To quote teen movie icon/irresponsible asshole sociopath Ferris Bueller, “Life moves pretty fast. If you don’t stop and look around once in awhile, you could miss it.” That sentiment has only gotten truer as the 21st century chugs along. It seems as though we waste away our days working to the bone to support a lifestyle that we’re too busy to enjoy. There’s got to be a better way, right? Well, not really, but there are steps you can take towards lessening the debilitating effects of the rat race. So sit down, take a breather, and check out our list of 7 ways to simplify your insanely hectic life.
Sell or Donate Half Your Possessions
Look around your room real quick. Do you REALLY need ten of the same black crewneck t-shirt? Are you REALLY ever going to dust off that copy of Infinite Jest that’s been sitting on your shelf for the last six years, mocking you and your illiteracy? Would your dead grandpa REALLY mind if you got rid of his old corncob pipe collection? You don’t even smoke, dawg. A less cluttered life is a happier life.
Meal Prep on Sunday
It’s all about planning ahead and making your resources last as long as you can. My girlfriend spends every Sunday cooking simple meals, separating them into different tupperware containers, and before you know it, she has lunch and dinner figured out for the entire week. This may be tough if you think variety is the spice of life, but sacrificing a bit of spice for peace of mind is worth it in the long run.
Set Alerts on Your Phone
Speaking of planning ahead, forgetting to do something just adds more unnecessary stress to your life. Make sure that that doesn’t happen by setting alerts on your phone. Consider it the modern day equivalent of tying a piece of thread around your finger. Reminding yourself of your daily responsibilities will make your day to day life all the more easy.
Fill in Your Calendar
Quick: do you know when your taxes are due? When you’ve got to pay rent and utilities every month? What day the garbage and recycling goes out? When you’ve got to give that big presentation for work? Ideally, you won’t even have to think about it, because you marked that shit down in your calendar, son. Good to see you’re learning something here.

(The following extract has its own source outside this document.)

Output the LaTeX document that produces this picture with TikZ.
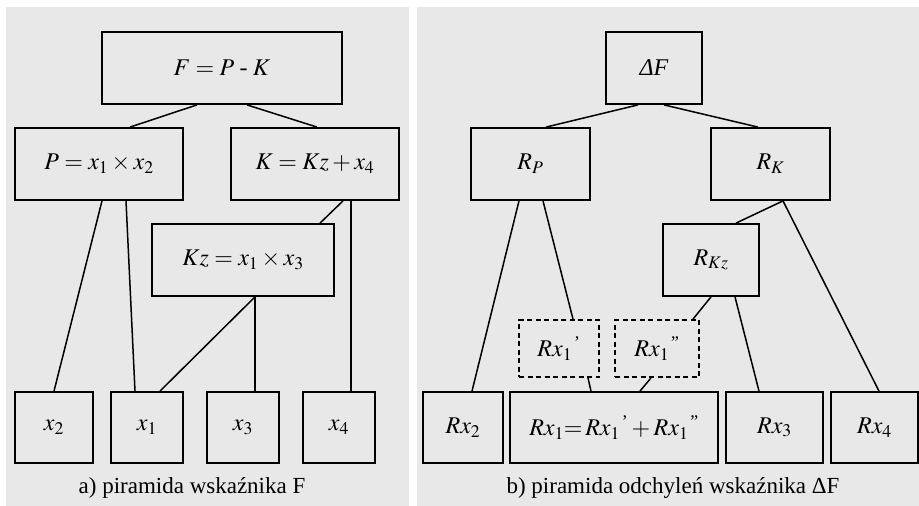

Turn off Your Devices Occasionally
Yes, yes, we know. Look, just hear us out, okay? Don’t you find it a little creepy, maybe even borderline dystopian, when you’re out and about and notice that 75% of the people around you have their noses buried in their smartphones? Don’t you want just a little taste of what life was like before the constant e-mails and texts and tweets and news updates about goddamn Donald Fucking Trump ruining everything? Seriously, turn of your devices for an hour. Maybe even a day. Eventually, two days won’t seem so bad. See where we’re going with this?
Phase Out Unnecessary or Negative People
Some people think a small friend pool on Facebook is the sign of a serial killer (or even worse, a catfish), we say it’s the sign of a smart, dignified person who realizes quality is better than quantity. Think about it: how many of the people in your friend pool do you interact with regularly in real life? How many of them regularly post lame or ignorant shit that makes your blood boil or gives you douche chills? How many of them would legitimately be upset if you unfriended and/or blocked them. Only one way to find out…
Get Over Your FOMO and Stay Home
Social media has allowed us, and even encouraged us, to establish the lie that we are constantly living our best lives at all times. That we eat nothing but the fanciest meals, attend nothing but the most super-fun parties, and witness nothing but the prettiest sunsets. We all know it’s bullshit, but we all fall for it nonetheless. We see our friends lying about how exciting their lives are, and we’re afraid of missing out on that fun, so we stretch ourselves to thin in pursuit of that nonexistent ideal. Consider this permission to stay home and relax every once in awhile. Someday you’ll thank us.